_Instructions for the task_: Copy exactly, and only, the lines between the start of the entries below and the line containing "more realistic shape", both inclusive. Omit pictures.

━━━━━ Information supplied ━━━━━

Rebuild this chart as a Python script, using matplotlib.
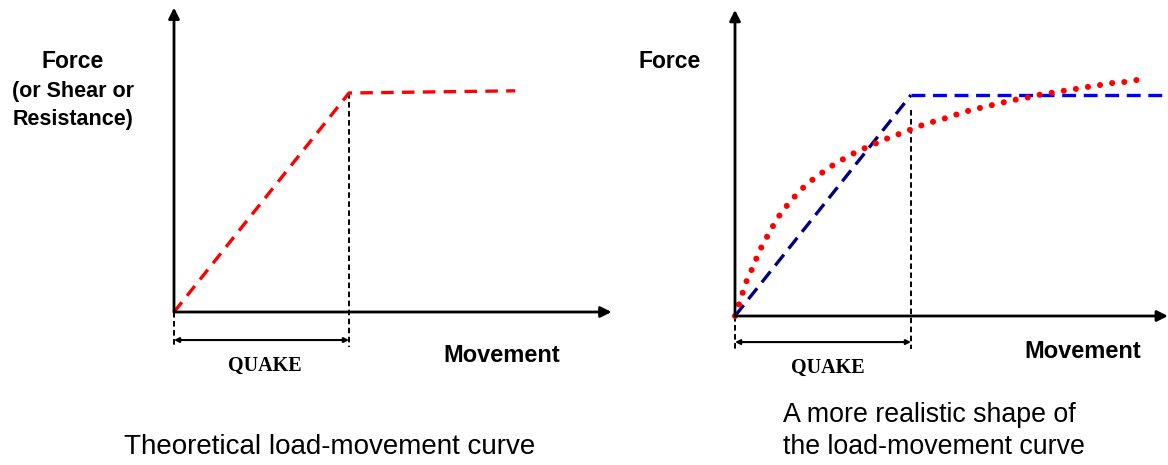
import matplotlib
matplotlib.use("Agg")
import matplotlib.pyplot as plt

# --- data (schematic units: quake = 1 movement unit, yield force = 1 force unit) ---
quake = 1.0
yield_force = 1.0

# left panel: theoretical elastic-plastic curve
theory_x = [0.0, quake, 1.95]
theory_y = [0.0, yield_force, 1.01]

# right panel: idealised curve (elastic part + plastic plateau)
ideal_x = [0.0, quake]
ideal_y = [0.0, yield_force]
plateau_x = [quake, 2.46]
plateau_y = [yield_force, yield_force]

real_x = [0.0, 0.023, 0.045, 0.068, 0.097, 0.125, 0.153, 0.188, 0.222, 0.261,
          0.307, 0.352, 0.403, 0.460, 0.517, 0.574, 0.636, 0.699, 0.767, 0.830,
          0.898, 0.966, 1.034, 1.097, 1.165, 1.233, 1.301, 1.369, 1.438, 1.511,
          1.580, 1.648, 1.722, 1.790, 1.858, 1.932, 2.000, 2.074, 2.142, 2.216,
          2.284]
real_y = [0.0, 0.054, 0.109, 0.163, 0.213, 0.267, 0.317, 0.367, 0.416, 0.466,
          0.511, 0.552, 0.593, 0.629, 0.661, 0.692, 0.719, 0.747, 0.769, 0.792,
          0.814, 0.833, 0.855, 0.873, 0.887, 0.905, 0.923, 0.937, 0.950, 0.964,
          0.977, 0.986, 1.000, 1.009, 1.018, 1.027, 1.036, 1.045, 1.054, 1.059,
          1.068]

left_ylabel = ["Force", "(or Shear or", "Resistance)"]
right_ylabel = ["Force"]
xlabel = "Movement"
quake_label = "QUAKE"
left_caption = "Theoretical load-movement curve"
right_caption = ["A more realistic shape of", "the load-movement curve"]

# --- figure ---
W, H = 1168, 465
plt.rcParams["lines.scale_dashes"] = False
fig = plt.figure(figsize=(W / 100, H / 100), dpi=100)
fig.patch.set_facecolor("white")


def make_axes(origin_px, scale_px, xlim, ylim):
    # place an axes so that data (0,0) lands on origin_px (pixels from top-left)
    ox, oy = origin_px
    sx, sy = scale_px
    left = ox + sx * xlim[0]
    right = ox + sx * xlim[1]
    top = oy - sy * ylim[1]
    bottom = oy - sy * ylim[0]
    ax = fig.add_axes([left / W, 1 - bottom / H, (right - left) / W, (bottom - top) / H])
    ax.set_xlim(*xlim)
    ax.set_ylim(*ylim)
    ax.axis("off")
    return ax


def draw_frame(ax, x_end, y_end, dim_y, guide_top):
    arrow = dict(arrowstyle="-|>", lw=2.0, color="black", mutation_scale=16,
                 shrinkA=0, shrinkB=0)
    ax.annotate("", xy=(x_end, 0), xytext=(0, 0), arrowprops=arrow, annotation_clip=False)
    ax.annotate("", xy=(0, y_end), xytext=(0, 0), arrowprops=arrow, annotation_clip=False)
    guide = dict(color="black", lw=1.4, dashes=(4, 2.5), clip_on=False)
    ax.plot([0, 0], [0, dim_y - 0.03], **guide)
    ax.plot([quake, quake], [guide_top, dim_y - 0.03], **guide)
    ax.annotate("", xy=(quake, dim_y), xytext=(0, dim_y),
                arrowprops=dict(arrowstyle="<|-|>", lw=1.5, color="black",
                                mutation_scale=7, shrinkA=0, shrinkB=0),
                annotation_clip=False)


# left panel
axl = make_axes((174, 312), (175, 219), (-1.0, 2.6), (-0.75, 1.45))
draw_frame(axl, 2.5, 1.39, -0.128, yield_force)
axl.plot(theory_x, theory_y, color="#ff0000", lw=2.4, dashes=(9, 6), clip_on=False)

# right panel
axr = make_axes((735, 316), (176, 221), (-0.5, 2.5), (-0.75, 1.45))
draw_frame(axr, 2.46, 1.385, -0.118, 0.93)
axr.plot(ideal_x, ideal_y, color="#000080", lw=2.4, dashes=(10, 5.5), clip_on=False)
axr.plot(plateau_x, plateau_y, color="#0000ff", lw=2.4, dashes=(10, 5.5), clip_on=False)
axr.plot(real_x, real_y, color="#ff0000", lw=4.4, dashes=(0.01, 8.8),
         dash_capstyle="round", solid_capstyle="round", clip_on=False)

# --- text ---
def px(x, y):
    return x / W, 1 - y / H


bold = dict(family="Liberation Sans", weight="bold", ha="center", va="center")
for i, line in enumerate(left_ylabel):
    fig.text(*px(73, 62 + 29 * i), line, fontsize=16.5 if i == 0 else 15.5, **bold)
fig.text(*px(670, 62), right_ylabel[0], fontsize=16.5, **bold)

fig.text(*px(502, 355), xlabel, fontsize=17, **bold)
fig.text(*px(1083, 351), xlabel, fontsize=17, **bold)

qk = dict(family="Liberation Serif", weight="bold", fontsize=14.5, ha="center", va="center")
fig.text(*px(265, 366), quake_label, **qk)
fig.text(*px(828, 368), quake_label, **qk)

cap = dict(family="Liberation Sans", va="center")
fig.text(*px(330, 447), left_caption, ha="center", fontsize=20, **cap)
fig.text(*px(783, 415), right_caption[0], ha="left", fontsize=19.3, **cap)
fig.text(*px(783, 447), right_caption[1], ha="left", fontsize=19.3, **cap)

fig.savefig("out.png", dpi=100, facecolor="white")
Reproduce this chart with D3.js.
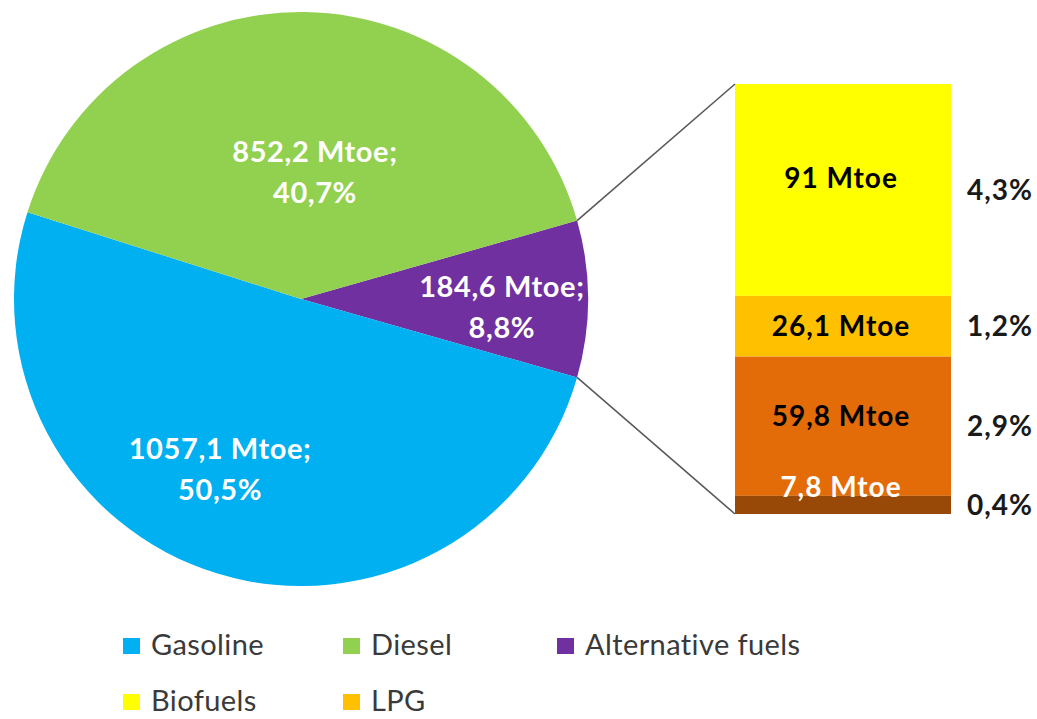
<!DOCTYPE html>
<html><head><meta charset="utf-8">
<script src="https://cdn.jsdelivr.net/npm/d3@7"></script>
<style>body{margin:0;background:#fff}svg{display:block}</style>
</head><body>
<script>
// ---- data ----
const pieCategories = ["Alternative fuels", "Gasoline", "Diesel"];
const pieValues = [184.6, 1057.1, 852.2];
const barCategories = ["Biofuels", "LPG", "Natural gas", "Electricity"];
const barValues = [91, 26.1, 59.8, 7.8];
const legendItems = ["Gasoline", "Diesel", "Alternative fuels", "Biofuels", "LPG"];

// ---- style ----
const colors = {
  "Gasoline": "#00B0F0", "Diesel": "#92D050", "Alternative fuels": "#7030A0",
  "Biofuels": "#FFFF00", "LPG": "#FFC000", "Natural gas": "#E36C09", "Electricity": "#984807"
};
const W = 1037, H = 719;
const cx = 301, cy = 299, R = 287;
const labelR = {"Alternative fuels": 0.70, "Gasoline": 0.64, "Diesel": 0.45};
const labelNudge = {"Alternative fuels": [0, 6], "Gasoline": [-28, -8], "Diesel": [12, 0]};
const fmt = v => v.toFixed(1).replace(".", ",");

const svg = d3.select("body").append("svg").attr("width", W).attr("height", H);

const total = d3.sum(pieValues);
const altShare = pieValues[0] / total;
const a0 = Math.PI / 2 - altShare * Math.PI;
const pie = d3.pie().sort(null).startAngle(a0).endAngle(a0 + 2 * Math.PI);
const pieData = pie(pieValues).map((d, i) => Object.assign(d, {cat: pieCategories[i]}));
const arc = d3.arc().innerRadius(0).outerRadius(R);
const g = svg.append("g").attr("transform", `translate(${cx},${cy})`);
g.selectAll("path").data(pieData).join("path")
  .attr("d", arc).attr("fill", d => colors[d.cat]);

// pie labels
pieData.forEach(d => {
  const lr = labelR[d.cat] * R;
  const [c0, c1] = d3.arc().innerRadius(lr).outerRadius(lr).centroid(d);
  const [nx, ny] = labelNudge[d.cat];
  const t = g.append("text").attr("text-anchor", "middle")
    .attr("font-family", "Lato, sans-serif").attr("font-weight", "bold")
    .attr("font-size", 29).attr("letter-spacing", 0.6).attr("fill", "#fff");
  t.append("tspan").attr("x", c0 + nx).attr("y", c1 + ny - 8)
    .text(`${fmt(d.data)} Mtoe;`);
  t.append("tspan").attr("x", c0 + nx).attr("y", c1 + ny + 33)
    .text(`${fmt(d.data / total * 100)}%`);
});

// bar of pie
const bx = 735, bw = 216, bTop = 84, bBot = 514;
const y = d3.scaleLinear().domain([0, d3.sum(barValues)]).range([bTop, bBot]);
let acc = 0;
const segs = barValues.map((v, i) => { const s = {cat: barCategories[i], v, y0: acc, y1: acc + v}; acc += v; return s; });
svg.selectAll("rect.seg").data(segs).join("rect").attr("class", "seg")
  .attr("x", bx).attr("width", bw)
  .attr("y", d => y(d.y0)).attr("height", d => y(d.y1) - y(d.y0))
  .attr("fill", d => colors[d.cat]);

// connectors
const alt = pieData[0];
const pt = a => [cx + R * Math.sin(a), cy - R * Math.cos(a)];
const p1 = pt(alt.startAngle), p2 = pt(alt.endAngle);
svg.append("line").attr("x1", p1[0]).attr("y1", p1[1]).attr("x2", bx).attr("y2", bTop)
  .attr("stroke", "#595959").attr("stroke-width", 1.6);
svg.append("line").attr("x1", p2[0]).attr("y1", p2[1]).attr("x2", bx).attr("y2", bBot)
  .attr("stroke", "#595959").attr("stroke-width", 1.6);

// bar labels
const inNudge = [-12, 0, -10, 0];
segs.forEach((d, i) => {
  const mid = (y(d.y0) + y(d.y1)) / 2;
  const last = i === segs.length - 1;
  svg.append("text").attr("x", bx + bw / 2 - 2)
    .attr("y", last ? y(d.y0) + 1 : mid + 10 + inNudge[i])
    .attr("text-anchor", "middle").attr("font-family", "Lato, sans-serif")
    .attr("font-weight", "bold").attr("font-size", 28).attr("letter-spacing", 1)
    .attr("fill", last ? "#fff" : "#000")
    .text(`${String(d.v).replace(".", ",")} Mtoe`);
  svg.append("text").attr("x", 1000).attr("y", mid + 10)
    .attr("text-anchor", "middle").attr("font-family", "Lato, sans-serif")
    .attr("font-weight", "bold").attr("font-size", 28).attr("letter-spacing", 1).attr("fill", "#1a1a1a")
    .text(`${fmt(d.v / total * 100)}%`);
});

// legend
const colX = [123, 343, 557], rowY = [655, 711];
legendItems.forEach((name, i) => {
  const x = colX[i % 3], yy = rowY[Math.floor(i / 3)];
  svg.append("rect").attr("x", x).attr("y", yy - 17).attr("width", 17).attr("height", 16)
    .attr("fill", colors[name]);
  svg.append("text").attr("x", x + 28).attr("y", yy)
    .attr("font-family", "Lato, sans-serif").attr("font-size", 29).attr("letter-spacing", 0.4)
    .attr("fill", "#3a3a3a")
    .text(name);
});
</script>
</body></html>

━━━━━

_Expected answer_:
Rebuild this chart as a Python script, using matplotlib.
import matplotlib
matplotlib.use("Agg")
import matplotlib.pyplot as plt

# --- data (schematic units: quake = 1 movement unit, yield force = 1 force unit) ---
quake = 1.0
yield_force = 1.0

# left panel: theoretical elastic-plastic curve
theory_x = [0.0, quake, 1.95]
theory_y = [0.0, yield_force, 1.01]

# right panel: idealised curve (elastic part + plastic plateau)
ideal_x = [0.0, quake]
ideal_y = [0.0, yield_force]
plateau_x = [quake, 2.46]
plateau_y = [yield_force, yield_force]

real_x = [0.0, 0.023, 0.045, 0.068, 0.097, 0.125, 0.153, 0.188, 0.222, 0.261,
          0.307, 0.352, 0.403, 0.460, 0.517, 0.574, 0.636, 0.699, 0.767, 0.830,
          0.898, 0.966, 1.034, 1.097, 1.165, 1.233, 1.301, 1.369, 1.438, 1.511,
          1.580, 1.648, 1.722, 1.790, 1.858, 1.932, 2.000, 2.074, 2.142, 2.216,
          2.284]
real_y = [0.0, 0.054, 0.109, 0.163, 0.213, 0.267, 0.317, 0.367, 0.416, 0.466,
          0.511, 0.552, 0.593, 0.629, 0.661, 0.692, 0.719, 0.747, 0.769, 0.792,
          0.814, 0.833, 0.855, 0.873, 0.887, 0.905, 0.923, 0.937, 0.950, 0.964,
          0.977, 0.986, 1.000, 1.009, 1.018, 1.027, 1.036, 1.045, 1.054, 1.059,
          1.068]

left_ylabel = ["Force", "(or Shear or", "Resistance)"]
right_ylabel = ["Force"]
xlabel = "Movement"
quake_label = "QUAKE"
left_caption = "Theoretical load-movement curve"
right_caption = ["A more realistic shape of", "the load-movement curve"]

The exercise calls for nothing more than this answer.